@trusted attribute should be replaced with @trusted blocks
timon.gehr at gmx.ch
Thu Jan 16 23:31:15 UTC 2020
On 16.01.20 12:50, Joseph Rushton Wakeling wrote:
> On Thursday, 16 January 2020 at 03:34:26 UTC, Timon Gehr wrote:
>> @safe does not fully eliminate risk of memory corruption in practice,
>> but that does not mean there is anything non-absolute about the
>> specifications of the attributes.
> Would we be able to agree that the absolute part of the spec of both
> amounts to, "The emergence of a memory safety problem inside this
> function points to a bug either in the function itself or in the
> initialization of the data that is passed to it" ... ?
More or less. Two points:
- The _only_ precondition a @trusted/@safe function can assume for
guaranteeing no memory corruption is that there is no preexisting memory
- For callers that threat the library as a black-box, this definition is
essentially sufficient. (This is why there is not really a reason to
treat the signatures differently to the point where changing from one to
the other is a breaking API change.) White-box callers get the
additional language guarantee that if the function corrupts memory, that
happens when it executed some bad @trusted code and this is the
motivation behind having both @safe and @trusted. @system exists because
in low-level code, sometimes you want to write or use functions that
have highly non-trivial preconditions for ensuring no memory corruption
> (In the latter case I'm thinking that e.g. one can have a perfectly,
> provably correct @safe function taking a slice as input, and its
> behaviour can still get messed up because the user initializes a slice
> in some crazy unsafe way and passes that in.)

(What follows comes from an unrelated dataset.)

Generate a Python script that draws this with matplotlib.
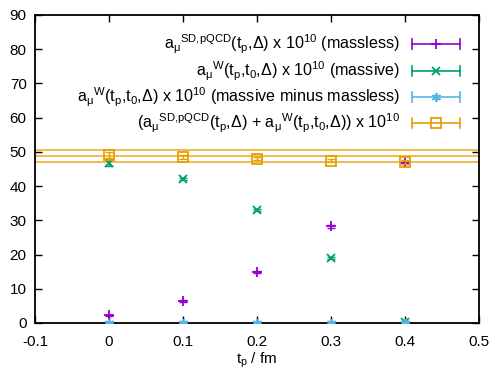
import numpy as np
import matplotlib
matplotlib.use('Agg')
from matplotlib import pyplot as plt

# fonts: gnuplot-like sans serif, upright math
plt.rcParams['font.family'] = 'Liberation Sans'
plt.rcParams['font.size'] = 11
plt.rcParams['mathtext.fontset'] = 'custom'
plt.rcParams['mathtext.rm'] = 'Liberation Sans'
plt.rcParams['mathtext.it'] = 'Liberation Sans'
plt.rcParams['mathtext.bf'] = 'Liberation Sans:bold'

# data
tp = [0.0, 0.1, 0.2, 0.3, 0.4]
massless = [2.2, 6.4, 14.9, 28.2, 46.8]
massless_err = [0.2, 0.2, 0.2, 0.3, 0.3]
massive = [46.7, 42.1, 33.0, 19.0, 0.3]
massive_err = [0.8, 0.4, 0.4, 0.4, 0.2]
diff = [0.1, 0.1, 0.1, 0.1, 0.1]
diff_err = [0.2, 0.2, 0.2, 0.2, 0.2]
total = [49.1, 48.6, 48.0, 47.4, 47.0]
total_err = [1.0, 0.6, 0.5, 0.5, 0.5]
band_center = 48.85
band_halfwidth = 1.7

labels = [
    r'a$_\mu{}^\mathrm{SD{,}pQCD}$(t$_\mathrm{p}$,$\Delta$) x 10$^{10}$ (massless)',
    r'a$_\mu{}^\mathrm{W}$(t$_\mathrm{p}$,t$_\mathrm{0}$,$\Delta$) x 10$^{10}$ (massive)',
    r'a$_\mu{}^\mathrm{W}$(t$_\mathrm{p}$,t$_\mathrm{0}$,$\Delta$) x 10$^{10}$ (massive minus massless)',
    r'(a$_\mu{}^\mathrm{SD{,}pQCD}$(t$_\mathrm{p}$,$\Delta$) + a$_\mu{}^\mathrm{W}$(t$_\mathrm{p}$,t$_\mathrm{0}$,$\Delta$)) x 10$^{10}$',
]
colors = ['#9400D3', '#009E73', '#56B4E9', '#E69F00']
markers = ['+', 'x', (6, 2, 0), 's']
sizes = [7, 5.5, 6.5, 6.5]

fig = plt.figure(figsize=(4.94, 3.74), dpi=100)
ax = fig.add_axes([35/494, 51/374, 444/494, 308/374])

# band of the sum
for y in [band_center - band_halfwidth, band_center, band_center + band_halfwidth]:
    ax.axhline(y, color=colors[3], lw=1.3, alpha=0.75, zorder=1)

series = [(massless, massless_err), (massive, massive_err), (diff, diff_err), (total, total_err)]
for i, (vals, errs) in enumerate(series):
    mfc = 'none' if markers[i] == 's' else colors[i]
    ax.errorbar(tp, vals, yerr=errs, fmt='none', ecolor=colors[i], elinewidth=1,
                capsize=3, capthick=1, zorder=2 + i)
    ax.plot(tp, vals, ls='none', marker=markers[i], color=colors[i], mfc=mfc,
            ms=sizes[i], mew=1.3, zorder=2 + i)

# legend drawn the gnuplot way: text right aligned, sample with end caps
leg_y = [0.906, 0.818, 0.734, 0.648]
for i, lab in enumerate(labels):
    y = leg_y[i]
    ax.text(0.822, y, lab, transform=ax.transAxes, ha='right', va='center', fontsize=11.6)
    ax.plot([0.85, 0.958], [y, y], transform=ax.transAxes, color=colors[i], lw=1.2,
            clip_on=False)
    for xc in [0.85, 0.958]:
        ax.plot([xc, xc], [y - 0.016, y + 0.016], transform=ax.transAxes,
                color=colors[i], lw=1.2, clip_on=False)
    mfc = 'none' if markers[i] == 's' else colors[i]
    ax.plot([0.904], [y], transform=ax.transAxes, ls='none', marker=markers[i],
            color=colors[i], mfc=mfc, ms=sizes[i], mew=1.3, clip_on=False)

ax.set_xlim(-0.1, 0.5)
ax.set_ylim(0, 90)
ax.set_xticks(np.arange(-0.1, 0.51, 0.1))
ax.set_xticklabels(['-0.1', '0', '0.1', '0.2', '0.3', '0.4', '0.5'])
ax.set_yticks(np.arange(0, 91, 10))
ax.tick_params(direction='in', top=True, right=True, length=5, width=1, pad=6)
ax.tick_params(axis='x', pad=9)
for sp in ax.spines.values():
    sp.set_linewidth(1.3)
ax.set_xlabel(r't$_\mathrm{p}$ / fm', labelpad=1)

plt.savefig('out.png', dpi=100)
plt.close()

That is preexisting memory corruption. If you use @trusted/@system code
to destroy an invariant that the @safe part of the language assumes to
hold for a given type, you have corrupted memory.
>> As I am sure you understand, if you see a @safe function signature,
>> you don't know that its implementation is not a single @trusted
>> function call
> Yes, on this we agree. (I even mentioned this case in one of my posts
>> so the difference in signature is meaningless unless you adhere to
>> specific conventions
> Here's where I think we start having a disagreement. I think it is
> meaningful to be able to distinguish between "The compiler will attempt
> to validate the memory safety of this function to the extent possible
> given the @trusted assumptions injected by the developer" (which _might_
> be the entirety of the function), versus "The safety of this function
> will definitely not be validated in any way by the compiler".
> Obviously that's _more_ helpful to the library authors than users, but
> it's still informative to the user: it's saying that while the _worst
> case_ assumptions are the same (100% unvalidated), the best case are not.
It is possible to write a @trusted function that consists of a single
call to a @safe function, so you are assuming a convention where people
do not call @safe code from @trusted code in certain ways. Anyway, my
central point was that it is an implementation detail. That does not
mean it is necessarily useless to a user in all circumstances, but that
someone who writes a library will likely choose to hide it.
>> (which the library you will be considering to use as a dependency most
>> likely will not do).
> Obviously in general one should not assume virtue on the part of library
> developers. But OTOH in a day-to-day practical working scenario, where
> one has to prioritize how often one wants to deep-dive into
> implementation details -- versus just taking a function's signature and
> docs at face value and only enquiring more deeply if something breaks --
> it's always useful to have a small hint about the best vs. worst case
Right now, the library developer has a valid incentive to actively avoid
@trusted functions in their API. This is because it is always possible,
@trusted is an implementation detail and changing this detail can in
principle break dependent code. (E.g., a template instantiated with a
@safe delegate will give you a different instantiation from the same
template instantiated with a @trusted delegate, and if e.g., you have
some static cache in your template function, a change from @safe to
@trusted in some API can silently slow down the downstream application
by a factor of two, change iteration orders through hash tables, etc.)
> It's not that @safe provides a stronger guarantee than @trusted, it's
> that @trusted makes clear that you are definitely in worst-case
> territory. It's not a magic bullet, it's just another data point that
> helps inform the question of whether one might want to deep-dive up
> front or not (a decision which might be influenced by plenty of other
> factors besides memory safety concerns).
> The distinction only becomes meaningless if one is unable to deep-dive
> and explore the library code.
I just think that if you are willing to do that, you should use e.g.
grep, not the function signature where a competent library author will
likely choose to hide @trusted as an implementation detail.